Se equivocó Gabriel Solano, legislador por el FIT, en sus vaticinios futbolísticos y en las eventuales consecuencias políticas que traerían al continente: otro Gabriel, el del gol, puso las cosas en su sitio histórico (por algo la regla es regla, y la excepción, excepción: la primera se verifica regularmente, la segunda ocurre muy cada tanto).
Pero acertó Gabriel Solano, en cambio, y rotundamente, en la formidable intervención lanzada en plena Legislatura a propósito del hostigamiento propinado a los residentes de la salud mediante la Ley 2.828, que niega el trabajo que hacen (que niega que sea un trabajo cabal). Solano fue y comparó las respectivas cargas horarias: las de los residentes y las de los propios legisladores; y luego comparó asimismo las respectivas remuneraciones. Pero fue aun más directo y lapidario al señalar el estado de holgazanería imperante en general en la Legislatura misma, revelando que los lunes y los viernes (los días de enlace con el “finde”) no es fácil encontrar a alguien por allí: muchos brillan, sí, pero por su ausencia.

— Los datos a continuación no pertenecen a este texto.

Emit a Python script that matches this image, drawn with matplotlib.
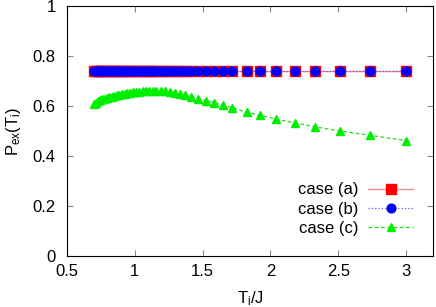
import numpy as np
import matplotlib
matplotlib.use("Agg")
import matplotlib.pyplot as plt

plt.rcParams['font.family'] = ['Liberation Sans', 'DejaVu Sans']
plt.rcParams['mathtext.fontset'] = 'custom'
plt.rcParams['mathtext.rm'] = 'Liberation Sans'
plt.rcParams['mathtext.it'] = 'Liberation Sans'

# temperatures T_i/J
T = [0.700, 0.715, 0.730, 0.746, 0.762, 0.778, 0.795, 0.812, 0.830, 0.848,
     0.867, 0.886, 0.906, 0.926, 0.947, 0.968, 0.990, 1.013, 1.036, 1.060,
     1.084, 1.109, 1.134, 1.160, 1.194, 1.226, 1.258, 1.294, 1.331, 1.368,
     1.417, 1.470, 1.527, 1.588, 1.654, 1.719, 1.824, 1.926, 2.043, 2.178,
     2.329, 2.515, 2.734, 3.000]

# case (a) and (b) stay flat
p_a = [0.742] * len(T)
p_b = [0.741] * len(T)

# case (c)
p_c = [0.608, 0.614, 0.619, 0.623, 0.627, 0.630, 0.633, 0.636, 0.638, 0.641,
       0.643, 0.645, 0.647, 0.649, 0.651, 0.653, 0.655, 0.657, 0.658, 0.659,
       0.660, 0.661, 0.661, 0.661, 0.660, 0.659, 0.657, 0.654, 0.650, 0.645,
       0.638, 0.630, 0.622, 0.613, 0.603, 0.593, 0.576, 0.563, 0.548, 0.533,
       0.517, 0.500, 0.483, 0.462]

fig = plt.figure(figsize=(4.36, 3.07), dpi=100)
ax = fig.add_axes([0.153, 0.166, 0.841, 0.814])

ax.plot(T, p_a, color='#ff8a8a', lw=1.0, ls='-', marker='s', ms=6.5,
        mec='red', mfc='red', label='case (a)')
ax.plot(T, p_b, color='#5a5aff', lw=0.9, ls=':', marker='o', ms=6.3,
        mec='blue', mfc='blue', label='case (b)')
ax.plot(T, p_c, color='#22dd22', lw=0.9, ls='--', dashes=(3, 2), marker='^',
        ms=5.5, mec='#00ee00', mfc='#00ee00', label='case (c)')

ax.set_xlim(0.5, 3.2)
ax.set_ylim(0, 1)
ax.set_xticks([0.5, 1, 1.5, 2, 2.5, 3])
ax.set_xticklabels(['0.5', '1', '1.5', '2', '2.5', '3'])
ax.set_yticks([0, 0.2, 0.4, 0.6, 0.8, 1])
ax.set_yticklabels(['0', '0.2', '0.4', '0.6', '0.8', '1'])
ax.tick_params(direction='in', top=True, right=True, length=4, width=0.8,
               labelsize=12, color='#888888')
ax.tick_params(axis='y', pad=8)
ax.tick_params(axis='x', pad=6)

ax.set_xlabel(r'T$_\mathrm{i}$/J', fontsize=12)
ax.set_ylabel(r'P$_\mathrm{ex}$(T$_\mathrm{i}$)', fontsize=12)
ax.xaxis.set_label_coords(0.5, -0.135)
ax.yaxis.set_label_coords(-0.118, 0.5)

ax.legend(loc='lower right', frameon=False, markerfirst=False, fontsize=12,
          handlelength=2.7, labelspacing=0.26, borderaxespad=0.8,
          handletextpad=0.6)

fig.savefig('out.png', dpi=100)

Se asocia por lo común al empleado público con un estado de languidez irredimible (por supuesto que hay muchos responsables y laboriosos, puedo dar fe de eso como empleado público que soy; y también hay muchos legisladores responsables y laboriosos. Pero aquella otra figuración, que ya es casi una caricatura, no sale de la nada). Lo que ha hecho Gabriel Solano es desvanecer el aura del halo cívico de los “representantes del pueblo”, para concebir a los legisladores como los trabajadores estatales que son.
No se trata de la antipolítica, ni de las vaguedades del que se vayan todos. Se trata de distinguir dos modos de ejercer la política: el de los burócratas, que acaparan poder y ventajean, y el de quienes defienden y defenderán las luchas de los trabajadores, no ya porque las “representan”, sino porque las asumen como propias.